Geht es um die anstehende Volksabstimmung seiner Landsleute, wird sein Ton zornig. „Ja! Ja! Ja!“, ruft er dann und klopft wütend auf den Tisch. „Wer was in der Birne hat, muss mit „Ja“ stimmen!“ Chidiroglou ist einer von 570 Griechen in Ulm.

Für Dimitrios Chochlakas in Stuttgart ist dagegen klar, wie die Abstimmung am Sonntag ausgehen wird: „Jeder sagt „Nein“, auf jeden Fall“, sagt der Barkeeper in einem griechischen Café. Die Ablehnung der Sparforderungen hielte der 23-Jährige auch für die richtige Wahl. „Ich finde es nicht gut, dass Menschen so behandelt werden.“ Die Leute bekämen derzeit so wenig Geld, dass davon keiner leben könne.

Allerdings ist Chochlakas auch überzeugt davon, dass ein „Nein“ der Griechen keinen Ausstieg aus der Europäischen Union bedeuten würde. „Tsipras sagt: „Nein“ bedeutet nicht raus.“ Sein Kollege Apostolos Balaskas hält dagegen: „Merkel sagt: „Nein“ bedeutet raus.“ Zunächst habe keiner gewusst, was die Abstimmung am Sonntag nun heiße, sagt der 27-Jährige.

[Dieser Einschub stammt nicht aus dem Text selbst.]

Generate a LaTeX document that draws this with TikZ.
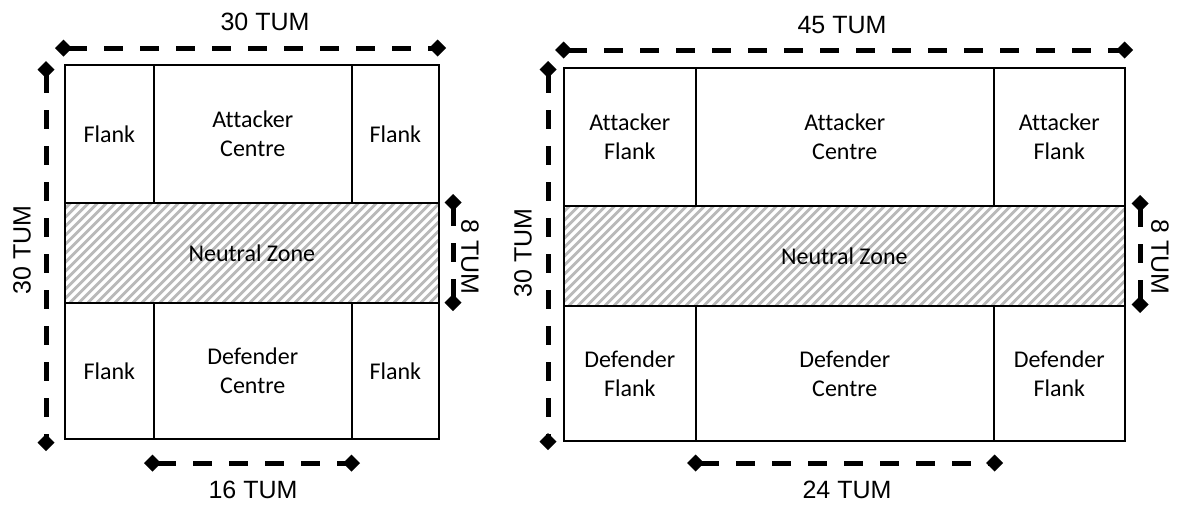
\documentclass[tikz,border=0pt]{standalone}
\usepackage{fontspec}
\setmainfont{Carlito}[Ligatures=NoCommon]
\newfontfamily\dimfont{Liberation Sans}
\usetikzlibrary{arrows.meta}

\tikzset{
  zone/.style={draw,line width=1.6pt,inner sep=0pt,anchor=north west,align=center,
    font=\fontsize{24}{29}\selectfont},
  hatch/.style={line width=2.8pt,gray!55},
  neutral/.style={zone,path picture={
    \foreach \k in {-130,-121,...,580}
      \draw[hatch] ([xshift=\k pt]path picture bounding box.south west) -- ++(130,-130);}},
  dimline/.style={line width=5pt,dash pattern=on 19pt off 17pt,
    {Diamond[length=17pt,width=17pt]}-{Diamond[length=17pt,width=17pt]}},
  dimlabel/.style={font=\dimfont\fontsize{25}{28}\selectfont,inner sep=0pt}
}

\begin{document}
\begin{tikzpicture}[x=1pt,y=-1pt]
\useasboundingbox (0,0) rectangle (1177,504);
% left field
\node[zone,minimum width=89pt,minimum height=138pt] (lAF) at (64,64) {Flank};
\node[zone,minimum width=198pt,minimum height=138pt] (lAC) at (153,64) {Attacker\\Centre};
\node[zone,minimum width=87pt,minimum height=138pt] (lAR) at (351,64) {Flank};
\node[neutral,minimum width=374pt,minimum height=100pt] (lNZ) at (64,202) {Neutral Zone};
\node[zone,minimum width=89pt,minimum height=136pt] (lDF) at (64,302) {Flank};
\node[zone,minimum width=198pt,minimum height=136pt] (lDC) at (153,302) {Defender\\Centre};
\node[zone,minimum width=87pt,minimum height=136pt] (lDR) at (351,302) {Flank};
% right field
\node[zone,minimum width=132pt,minimum height=138pt] (rAF) at (563,67) {Attacker\\Flank};
\node[zone,minimum width=298pt,minimum height=138pt] (rAC) at (695,67) {Attacker\\Centre};
\node[zone,minimum width=131pt,minimum height=138pt] (rAR) at (993,67) {Attacker\\Flank};
\node[neutral,minimum width=561pt,minimum height=100pt] (rNZ) at (563,205) {Neutral Zone};
\node[zone,minimum width=132pt,minimum height=135pt] (rDF) at (563,305) {Defender\\Flank};
\node[zone,minimum width=298pt,minimum height=135pt] (rDC) at (695,305) {Defender\\Centre};
\node[zone,minimum width=131pt,minimum height=135pt] (rDR) at (993,305) {Defender\\Flank};

% left dimensions
\coordinate (lTopA) at (55,48);
\coordinate (lTopB) at (446,48);
\draw[dimline] (lTopA) -- (lTopB);
\node[dimlabel] (lTopLab) at (265,22) {30 TUM};
\coordinate (lSideA) at (46,61);
\coordinate (lSideB) at (46,451);
\draw[dimline] (lSideA) -- (lSideB);
\node[dimlabel,rotate=90] (lSideLab) at (22,250) {30 TUM};
\coordinate (lMidA) at (453,194);
\coordinate (lMidB) at (453,311);
\draw[dimline] (lMidA) -- (lMidB);
\node[dimlabel,rotate=-90] (lMidLab) at (470,257) {8 TUM};
\coordinate (lBotA) at (144,463);
\coordinate (lBotB) at (360,463);
\draw[dimline] (lBotA) -- (lBotB);
\node[dimlabel] (lBotLab) at (253,490) {16 TUM};

% right dimensions
\coordinate (rTopA) at (555,50);
\coordinate (rTopB) at (1133,50);
\draw[dimline] (rTopA) -- (rTopB);
\node[dimlabel] (rTopLab) at (842,25) {45 TUM};
\coordinate (rSideA) at (548,61);
\coordinate (rSideB) at (548,450);
\draw[dimline] (rSideA) -- (rSideB);
\node[dimlabel,rotate=90] (rSideLab) at (523,253) {30 TUM};
\coordinate (rMidA) at (1140,195);
\coordinate (rMidB) at (1140,313);
\draw[dimline] (rMidA) -- (rMidB);
\node[dimlabel,rotate=-90] (rMidLab) at (1160,257) {8 TUM};
\coordinate (rBotA) at (687,463);
\coordinate (rBotB) at (1003,463);
\draw[dimline] (rBotA) -- (rBotB);
\node[dimlabel] (rBotLab) at (847,490) {24 TUM};
\end{tikzpicture}
\end{document}
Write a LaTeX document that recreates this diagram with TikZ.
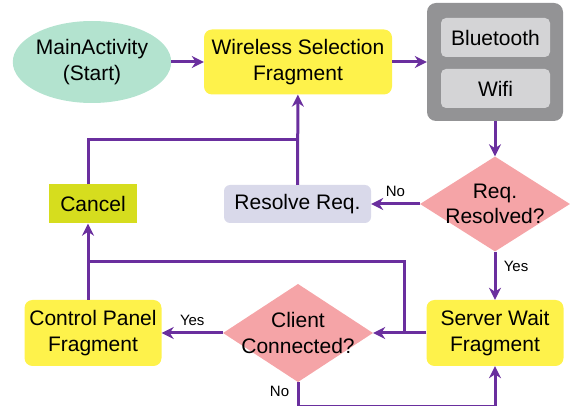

Allerdings sind sich die beiden jungen Männer darüber auch bisher nicht einig geworden.

Für die schwierige Lage der Griechen hätten die Taxi-Kunden in Stuttgart meist Verständnis, sagt Fahrer Georgiadis. Das Volk gelte als „sehr sympathisch“, nur die Regierung als „Vollpfosten“. Er betont, dass trotz gelegentlicher Griechen-Scherze die Kunden stets bezahlen würden - und er zahle auch seine Steuern in Deutschland.